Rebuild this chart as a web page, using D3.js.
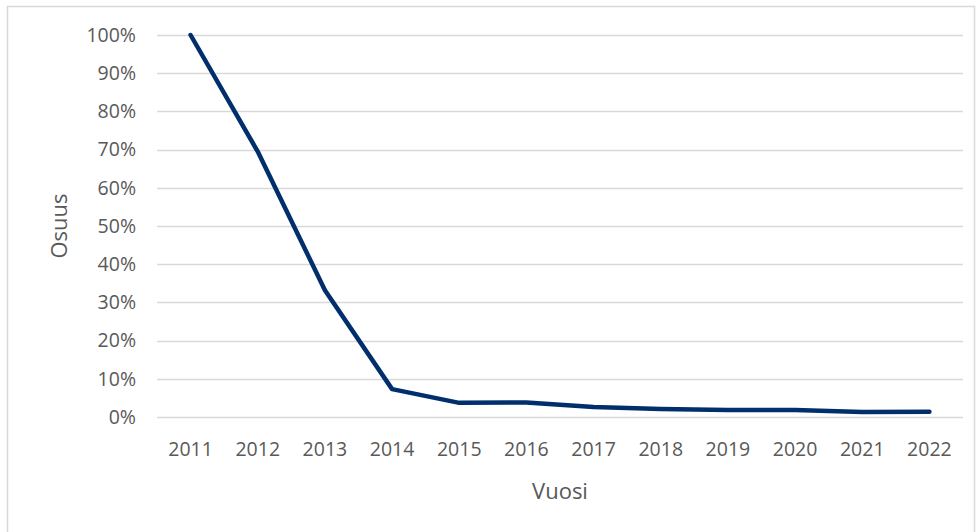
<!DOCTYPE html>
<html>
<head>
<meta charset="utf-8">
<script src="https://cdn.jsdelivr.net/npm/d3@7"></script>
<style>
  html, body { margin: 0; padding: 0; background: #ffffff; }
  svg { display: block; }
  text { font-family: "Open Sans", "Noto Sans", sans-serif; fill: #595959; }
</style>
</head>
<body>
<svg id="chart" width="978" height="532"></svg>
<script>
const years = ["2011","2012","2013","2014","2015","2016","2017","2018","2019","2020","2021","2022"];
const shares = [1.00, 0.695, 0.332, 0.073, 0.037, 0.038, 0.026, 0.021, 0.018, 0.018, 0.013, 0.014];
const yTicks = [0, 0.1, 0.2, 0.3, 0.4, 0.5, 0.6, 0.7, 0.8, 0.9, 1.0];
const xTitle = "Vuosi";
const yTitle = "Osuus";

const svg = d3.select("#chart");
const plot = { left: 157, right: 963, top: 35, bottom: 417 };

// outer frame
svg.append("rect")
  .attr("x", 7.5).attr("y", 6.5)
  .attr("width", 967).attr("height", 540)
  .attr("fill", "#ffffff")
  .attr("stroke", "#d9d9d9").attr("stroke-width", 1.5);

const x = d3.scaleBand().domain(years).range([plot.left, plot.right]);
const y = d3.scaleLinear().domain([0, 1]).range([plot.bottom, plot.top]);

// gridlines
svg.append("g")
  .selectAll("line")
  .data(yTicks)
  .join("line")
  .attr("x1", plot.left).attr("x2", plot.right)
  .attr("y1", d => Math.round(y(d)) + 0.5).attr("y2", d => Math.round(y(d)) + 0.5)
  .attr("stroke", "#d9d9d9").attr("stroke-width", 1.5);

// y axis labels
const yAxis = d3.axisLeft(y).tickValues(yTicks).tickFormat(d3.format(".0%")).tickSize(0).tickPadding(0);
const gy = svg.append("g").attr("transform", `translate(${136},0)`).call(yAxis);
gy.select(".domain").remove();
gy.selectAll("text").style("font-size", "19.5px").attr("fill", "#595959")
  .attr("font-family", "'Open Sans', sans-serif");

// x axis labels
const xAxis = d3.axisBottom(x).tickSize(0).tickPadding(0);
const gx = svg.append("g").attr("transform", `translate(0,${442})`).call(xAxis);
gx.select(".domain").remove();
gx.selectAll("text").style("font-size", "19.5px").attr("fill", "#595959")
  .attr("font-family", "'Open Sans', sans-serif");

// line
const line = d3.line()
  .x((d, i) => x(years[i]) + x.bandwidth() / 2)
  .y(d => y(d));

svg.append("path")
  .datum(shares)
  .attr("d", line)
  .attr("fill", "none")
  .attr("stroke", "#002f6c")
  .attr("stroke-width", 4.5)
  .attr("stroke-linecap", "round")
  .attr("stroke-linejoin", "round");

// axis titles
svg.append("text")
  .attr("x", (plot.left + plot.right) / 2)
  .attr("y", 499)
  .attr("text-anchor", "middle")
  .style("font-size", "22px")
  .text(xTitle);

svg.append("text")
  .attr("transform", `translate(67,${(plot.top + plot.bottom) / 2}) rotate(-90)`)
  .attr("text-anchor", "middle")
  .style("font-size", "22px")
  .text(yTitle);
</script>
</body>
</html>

#####

### Aim
Take the listing above and print it exactly, apart from the pictures.

### Exercise solution
Rebuild this chart as a web page, using D3.js.
<!DOCTYPE html>
<html>
<head>
<meta charset="utf-8">
<script src="https://cdn.jsdelivr.net/npm/d3@7"></script>
<style>
  html, body { margin: 0; padding: 0; background: #ffffff; }
  svg { display: block; }
  text { font-family: "Open Sans", "Noto Sans", sans-serif; fill: #595959; }
</style>
</head>
<body>
<svg id="chart" width="978" height="532"></svg>
<script>
const years = ["2011","2012","2013","2014","2015","2016","2017","2018","2019","2020","2021","2022"];
const shares = [1.00, 0.695, 0.332, 0.073, 0.037, 0.038, 0.026, 0.021, 0.018, 0.018, 0.013, 0.014];
const yTicks = [0, 0.1, 0.2, 0.3, 0.4, 0.5, 0.6, 0.7, 0.8, 0.9, 1.0];
const xTitle = "Vuosi";
const yTitle = "Osuus";

const svg = d3.select("#chart");
const plot = { left: 157, right: 963, top: 35, bottom: 417 };

// outer frame
svg.append("rect")
  .attr("x", 7.5).attr("y", 6.5)
  .attr("width", 967).attr("height", 540)
  .attr("fill", "#ffffff")
  .attr("stroke", "#d9d9d9").attr("stroke-width", 1.5);

const x = d3.scaleBand().domain(years).range([plot.left, plot.right]);
const y = d3.scaleLinear().domain([0, 1]).range([plot.bottom, plot.top]);

// gridlines
svg.append("g")
  .selectAll("line")
  .data(yTicks)
  .join("line")
  .attr("x1", plot.left).attr("x2", plot.right)
  .attr("y1", d => Math.round(y(d)) + 0.5).attr("y2", d => Math.round(y(d)) + 0.5)
  .attr("stroke", "#d9d9d9").attr("stroke-width", 1.5);

// y axis labels
const yAxis = d3.axisLeft(y).tickValues(yTicks).tickFormat(d3.format(".0%")).tickSize(0).tickPadding(0);
const gy = svg.append("g").attr("transform", `translate(${136},0)`).call(yAxis);
gy.select(".domain").remove();
gy.selectAll("text").style("font-size", "19.5px").attr("fill", "#595959")
  .attr("font-family", "'Open Sans', sans-serif");

// x axis labels
const xAxis = d3.axisBottom(x).tickSize(0).tickPadding(0);
const gx = svg.append("g").attr("transform", `translate(0,${442})`).call(xAxis);
gx.select(".domain").remove();
gx.selectAll("text").style("font-size", "19.5px").attr("fill", "#595959")
  .attr("font-family", "'Open Sans', sans-serif");

// line
const line = d3.line()
  .x((d, i) => x(years[i]) + x.bandwidth() / 2)
  .y(d => y(d));

svg.append("path")
  .datum(shares)
  .attr("d", line)
  .attr("fill", "none")
  .attr("stroke", "#002f6c")
  .attr("stroke-width", 4.5)
  .attr("stroke-linecap", "round")
  .attr("stroke-linejoin", "round");

// axis titles
svg.append("text")
  .attr("x", (plot.left + plot.right) / 2)
  .attr("y", 499)
  .attr("text-anchor", "middle")
  .style("font-size", "22px")
  .text(xTitle);

svg.append("text")
  .attr("transform", `translate(67,${(plot.top + plot.bottom) / 2}) rotate(-90)`)
  .attr("text-anchor", "middle")
  .style("font-size", "22px")
  .text(yTitle);
</script>
</body>
</html>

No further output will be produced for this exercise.